Opened at 2009-03-10T20:41:01Z
Last modified at 2015-04-17T22:54:51Z
#658 new enhancement
"tahoe cp" should avoid full upload/download when the destination already exists (using backupdb and/or plaintext hashes)
Reported by: | warner | Owned by: | |
---|---|---|---|
Priority: | major | Milestone: | undecided |
Component: | code-frontend-cli | Version: | 1.3.0 |
Keywords: | backupdb tahoe-cp usability newcaps performance | Cc: | tahoe-lafs.org@… |
Launchpad Bug: |
Description (last modified by lpirl)
Now that the backupdb seems to be working well for "tahoe backup", it's time to extend "tahoe cp" to use it too.
In the upload direction (tahoe cp LOCAL REMOTE), the backupdb should be used to let us skip a new upload of a file that's already been uploaded. The goal is to allow periodic "tahoe cp LOCAL REMOTE" (with fixed values of LOCAL and REMOTE) to do as little work as possible.
In the download direction (tahoe cp REMOTE LOCAL), the backupdb should also be used, to let us skip a download of a file that's already been downloaded. When a Tahoe file is downloaded and written to local disk, a path+timestamps-to-URI entry should be added to the db. Before downloading a file to local disk, the disk should be checked for an existing file with the same timestamps: if present, and if the URI matches the URI that was going to be downloaded, the download should be skipped.
Change History (7)
comment:1 Changed at 2009-12-07T02:49:43Z by davidsarah
- Keywords cp usability added
comment:2 Changed at 2009-12-07T03:08:46Z by davidsarah
- Keywords newcaps added
Plaintext hashes would be a more robust way of doing this than URI+timestamp (but dependent on #453).
IOW, for downloading a file:
- if the source cap is to an immutable file, the read cap might be sufficient to verify that the existing copy has the same plaintext hash.

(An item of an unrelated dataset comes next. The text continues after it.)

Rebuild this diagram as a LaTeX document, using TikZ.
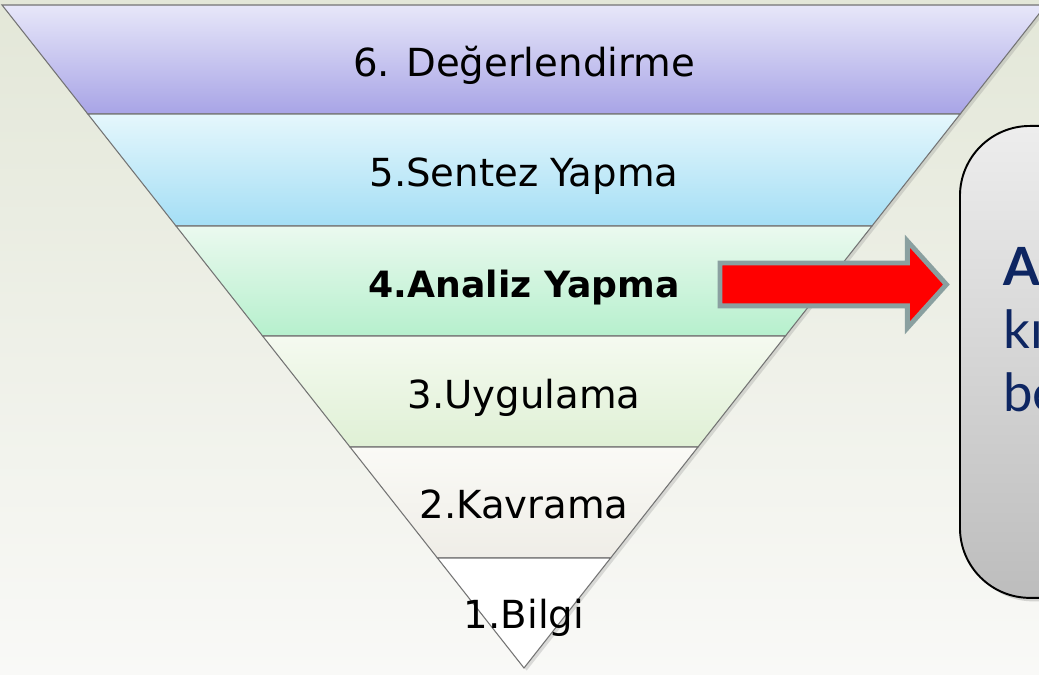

- if the source cap is to a mutable file, cp would need to go to the servers to find the concensus value for the plaintext hash of the current version. Then it would proceed as for an immutable file.
If the existing file is the correct one, it should still be touched to update its mtime.
For uploading a file, if there is an existing copy then you would have to verify it.
The storage server protocol and webapi would need to be able to return a hash of the file first. (See http://www.usenix.org/events/nsdi04/tech/full_papers/mogul/mogul.pdf for a similar protocol with some relevant discussion of design issues.)
comment:3 Changed at 2009-12-07T03:14:06Z by davidsarah
- Keywords performance added
comment:4 Changed at 2009-12-07T03:22:42Z by davidsarah
- Summary changed from "tahoe cp" should use backupdb, in both directions to "tahoe cp" should avoid full upload/download when the destination already exists (using backupdb and/or plaintext hashes)
comment:5 Changed at 2010-02-12T05:03:27Z by davidsarah
- Keywords tahoe-cp added; cp removed
comment:6 Changed at 2015-04-17T18:48:05Z by lpirl
- Cc tahoe-lafs.org@… added
- Description modified (diff)
comment:7 Changed at 2015-04-17T22:54:51Z by daira
This may interact with the planned magic folder db (see docs/proposed/magic-folder/filesystem-integration.rst).
I think this should be gated by an option that is not the default (or else make it the default for a new command called something other than cp). Otherwise, if anything goes wrong then it won't be obvious that the backupdb could be at fault; users are likely consider tahoe cp to be a lower-level operation that copies files unconditionally, like Unix cp does.